# Dataset section

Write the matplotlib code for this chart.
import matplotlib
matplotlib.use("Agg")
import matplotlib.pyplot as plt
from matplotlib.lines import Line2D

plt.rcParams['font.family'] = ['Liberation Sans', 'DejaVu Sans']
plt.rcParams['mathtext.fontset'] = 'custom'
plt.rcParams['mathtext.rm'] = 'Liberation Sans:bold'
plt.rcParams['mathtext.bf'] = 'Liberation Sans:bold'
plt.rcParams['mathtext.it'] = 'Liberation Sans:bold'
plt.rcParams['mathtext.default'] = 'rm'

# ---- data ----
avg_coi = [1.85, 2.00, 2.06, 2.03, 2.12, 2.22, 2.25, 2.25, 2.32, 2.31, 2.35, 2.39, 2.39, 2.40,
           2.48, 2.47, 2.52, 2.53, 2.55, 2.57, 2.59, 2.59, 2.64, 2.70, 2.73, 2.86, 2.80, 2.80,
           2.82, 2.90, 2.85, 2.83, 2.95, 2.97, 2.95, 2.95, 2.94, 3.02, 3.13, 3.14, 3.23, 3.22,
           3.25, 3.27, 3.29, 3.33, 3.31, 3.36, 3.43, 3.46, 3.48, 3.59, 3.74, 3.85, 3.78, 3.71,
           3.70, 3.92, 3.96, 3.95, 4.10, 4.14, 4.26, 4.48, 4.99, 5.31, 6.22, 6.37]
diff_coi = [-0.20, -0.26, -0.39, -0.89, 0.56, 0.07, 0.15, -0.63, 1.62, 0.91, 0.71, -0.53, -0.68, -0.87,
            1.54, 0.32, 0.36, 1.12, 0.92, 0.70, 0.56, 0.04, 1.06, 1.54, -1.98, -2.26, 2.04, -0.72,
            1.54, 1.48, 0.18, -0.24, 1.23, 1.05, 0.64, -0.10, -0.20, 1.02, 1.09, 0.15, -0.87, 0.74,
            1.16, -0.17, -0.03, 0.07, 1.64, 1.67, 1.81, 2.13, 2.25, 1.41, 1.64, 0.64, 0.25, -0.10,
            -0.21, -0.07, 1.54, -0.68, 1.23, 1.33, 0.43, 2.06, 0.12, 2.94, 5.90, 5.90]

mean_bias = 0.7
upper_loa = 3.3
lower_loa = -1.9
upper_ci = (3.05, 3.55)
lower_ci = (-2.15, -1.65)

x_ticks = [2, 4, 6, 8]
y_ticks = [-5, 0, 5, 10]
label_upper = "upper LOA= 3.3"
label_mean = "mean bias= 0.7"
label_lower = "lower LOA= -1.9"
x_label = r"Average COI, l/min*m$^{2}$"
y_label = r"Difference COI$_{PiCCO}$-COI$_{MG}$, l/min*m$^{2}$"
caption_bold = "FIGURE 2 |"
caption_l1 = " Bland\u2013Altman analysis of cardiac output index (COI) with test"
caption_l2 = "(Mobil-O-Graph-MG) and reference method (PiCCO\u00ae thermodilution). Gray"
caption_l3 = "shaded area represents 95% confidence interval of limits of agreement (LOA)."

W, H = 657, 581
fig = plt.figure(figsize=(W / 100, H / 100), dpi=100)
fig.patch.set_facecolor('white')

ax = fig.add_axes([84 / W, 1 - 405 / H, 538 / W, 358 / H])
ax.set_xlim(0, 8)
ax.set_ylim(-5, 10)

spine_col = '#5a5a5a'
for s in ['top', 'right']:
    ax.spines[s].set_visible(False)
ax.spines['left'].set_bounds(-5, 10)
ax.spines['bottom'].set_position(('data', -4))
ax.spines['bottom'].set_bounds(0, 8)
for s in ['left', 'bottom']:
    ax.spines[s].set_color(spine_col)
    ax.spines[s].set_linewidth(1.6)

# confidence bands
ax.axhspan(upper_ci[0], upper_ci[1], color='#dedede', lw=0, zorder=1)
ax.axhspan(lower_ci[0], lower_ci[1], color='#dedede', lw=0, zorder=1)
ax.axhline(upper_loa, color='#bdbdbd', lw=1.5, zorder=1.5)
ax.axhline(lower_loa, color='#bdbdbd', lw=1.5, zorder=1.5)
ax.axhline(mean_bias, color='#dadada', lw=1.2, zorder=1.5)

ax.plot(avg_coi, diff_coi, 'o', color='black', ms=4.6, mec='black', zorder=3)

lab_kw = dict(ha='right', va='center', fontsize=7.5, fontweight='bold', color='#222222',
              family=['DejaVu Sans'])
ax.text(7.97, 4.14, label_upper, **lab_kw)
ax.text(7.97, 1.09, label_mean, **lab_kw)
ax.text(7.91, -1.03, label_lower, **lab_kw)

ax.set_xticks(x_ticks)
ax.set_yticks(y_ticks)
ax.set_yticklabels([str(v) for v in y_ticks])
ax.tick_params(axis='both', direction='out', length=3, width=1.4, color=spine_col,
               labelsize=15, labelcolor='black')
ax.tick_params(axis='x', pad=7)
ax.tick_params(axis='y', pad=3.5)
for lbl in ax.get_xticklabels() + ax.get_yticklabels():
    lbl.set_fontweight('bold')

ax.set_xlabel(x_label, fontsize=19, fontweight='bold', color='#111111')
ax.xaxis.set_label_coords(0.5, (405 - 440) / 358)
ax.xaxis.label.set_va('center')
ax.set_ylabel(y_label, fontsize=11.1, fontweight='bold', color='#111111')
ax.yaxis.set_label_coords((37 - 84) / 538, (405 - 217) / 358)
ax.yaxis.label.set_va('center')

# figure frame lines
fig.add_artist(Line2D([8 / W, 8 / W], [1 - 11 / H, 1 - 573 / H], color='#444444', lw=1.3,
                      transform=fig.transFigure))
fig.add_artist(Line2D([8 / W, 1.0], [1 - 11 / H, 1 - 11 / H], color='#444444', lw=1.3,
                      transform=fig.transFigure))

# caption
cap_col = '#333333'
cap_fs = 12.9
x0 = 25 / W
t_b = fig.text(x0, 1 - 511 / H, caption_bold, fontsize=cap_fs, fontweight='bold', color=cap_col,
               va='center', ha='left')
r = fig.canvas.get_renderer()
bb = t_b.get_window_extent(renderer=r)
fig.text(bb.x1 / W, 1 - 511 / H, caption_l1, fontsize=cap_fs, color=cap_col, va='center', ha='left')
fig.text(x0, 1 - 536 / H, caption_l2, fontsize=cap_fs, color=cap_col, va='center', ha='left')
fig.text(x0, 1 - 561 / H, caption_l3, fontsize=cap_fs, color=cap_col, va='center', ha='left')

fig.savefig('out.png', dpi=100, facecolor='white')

# What you need to do
Print, please, the lines from the first line of the material through the line that contains "plt.rcParams['mathtext.default'] = 'rm'", exactly as written and with nothing added.

# Response
Write the matplotlib code for this chart.
import matplotlib
matplotlib.use("Agg")
import matplotlib.pyplot as plt
from matplotlib.lines import Line2D

plt.rcParams['font.family'] = ['Liberation Sans', 'DejaVu Sans']
plt.rcParams['mathtext.fontset'] = 'custom'
plt.rcParams['mathtext.rm'] = 'Liberation Sans:bold'
plt.rcParams['mathtext.bf'] = 'Liberation Sans:bold'
plt.rcParams['mathtext.it'] = 'Liberation Sans:bold'
plt.rcParams['mathtext.default'] = 'rm'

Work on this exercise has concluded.